++++ Given data ++++

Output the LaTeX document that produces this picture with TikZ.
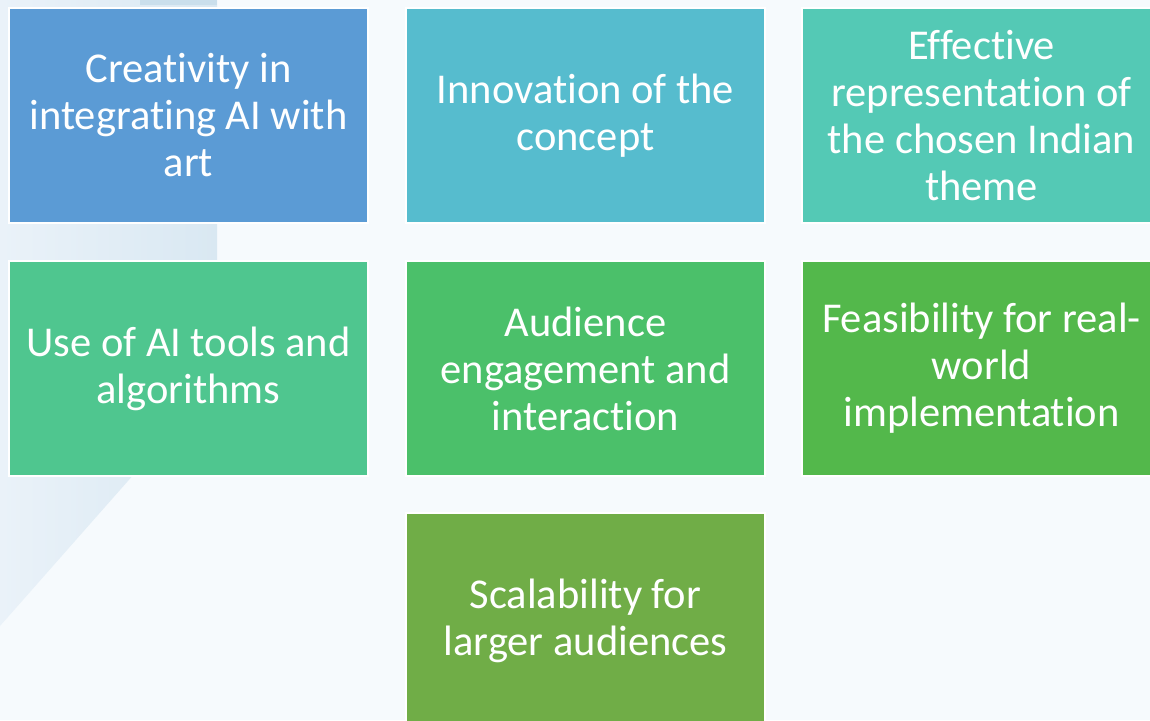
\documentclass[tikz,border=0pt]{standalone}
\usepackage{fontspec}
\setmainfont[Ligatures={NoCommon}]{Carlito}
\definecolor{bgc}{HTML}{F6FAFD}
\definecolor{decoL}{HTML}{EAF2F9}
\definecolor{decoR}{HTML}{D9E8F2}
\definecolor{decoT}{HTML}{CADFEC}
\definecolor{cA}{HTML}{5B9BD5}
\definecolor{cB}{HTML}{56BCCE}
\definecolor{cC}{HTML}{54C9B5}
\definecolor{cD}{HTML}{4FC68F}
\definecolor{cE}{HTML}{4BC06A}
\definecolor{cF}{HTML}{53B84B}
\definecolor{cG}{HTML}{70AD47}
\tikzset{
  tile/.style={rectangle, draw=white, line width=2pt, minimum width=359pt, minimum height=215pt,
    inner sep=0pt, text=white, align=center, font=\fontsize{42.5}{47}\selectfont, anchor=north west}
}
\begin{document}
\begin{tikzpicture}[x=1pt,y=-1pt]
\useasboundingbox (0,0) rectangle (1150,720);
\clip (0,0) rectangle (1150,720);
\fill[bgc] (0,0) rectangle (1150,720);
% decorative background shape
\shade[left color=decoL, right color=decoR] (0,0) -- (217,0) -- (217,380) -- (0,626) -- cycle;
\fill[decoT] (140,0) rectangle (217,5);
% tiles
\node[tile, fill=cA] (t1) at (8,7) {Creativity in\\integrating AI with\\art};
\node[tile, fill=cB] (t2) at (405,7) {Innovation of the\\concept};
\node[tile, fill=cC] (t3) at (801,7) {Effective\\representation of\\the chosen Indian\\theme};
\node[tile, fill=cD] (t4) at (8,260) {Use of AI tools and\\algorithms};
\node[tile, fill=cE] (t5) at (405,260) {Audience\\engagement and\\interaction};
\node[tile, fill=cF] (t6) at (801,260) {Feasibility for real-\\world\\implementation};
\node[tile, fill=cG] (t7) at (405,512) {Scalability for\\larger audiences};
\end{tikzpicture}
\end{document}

++++

_Written task:_ Omitting all images, print the listing exactly.

_The output:_
Output the LaTeX document that produces this picture with TikZ.
\documentclass[tikz,border=0pt]{standalone}
\usepackage{fontspec}
\setmainfont[Ligatures={NoCommon}]{Carlito}
\definecolor{bgc}{HTML}{F6FAFD}
\definecolor{decoL}{HTML}{EAF2F9}
\definecolor{decoR}{HTML}{D9E8F2}
\definecolor{decoT}{HTML}{CADFEC}
\definecolor{cA}{HTML}{5B9BD5}
\definecolor{cB}{HTML}{56BCCE}
\definecolor{cC}{HTML}{54C9B5}
\definecolor{cD}{HTML}{4FC68F}
\definecolor{cE}{HTML}{4BC06A}
\definecolor{cF}{HTML}{53B84B}
\definecolor{cG}{HTML}{70AD47}
\tikzset{
  tile/.style={rectangle, draw=white, line width=2pt, minimum width=359pt, minimum height=215pt,
    inner sep=0pt, text=white, align=center, font=\fontsize{42.5}{47}\selectfont, anchor=north west}
}
\begin{document}
\begin{tikzpicture}[x=1pt,y=-1pt]
\useasboundingbox (0,0) rectangle (1150,720);
\clip (0,0) rectangle (1150,720);
\fill[bgc] (0,0) rectangle (1150,720);
% decorative background shape
\shade[left color=decoL, right color=decoR] (0,0) -- (217,0) -- (217,380) -- (0,626) -- cycle;
\fill[decoT] (140,0) rectangle (217,5);
% tiles
\node[tile, fill=cA] (t1) at (8,7) {Creativity in\\integrating AI with\\art};
\node[tile, fill=cB] (t2) at (405,7) {Innovation of the\\concept};
\node[tile, fill=cC] (t3) at (801,7) {Effective\\representation of\\the chosen Indian\\theme};
\node[tile, fill=cD] (t4) at (8,260) {Use of AI tools and\\algorithms};
\node[tile, fill=cE] (t5) at (405,260) {Audience\\engagement and\\interaction};
\node[tile, fill=cF] (t6) at (801,260) {Feasibility for real-\\world\\implementation};
\node[tile, fill=cG] (t7) at (405,512) {Scalability for\\larger audiences};
\end{tikzpicture}
\end{document}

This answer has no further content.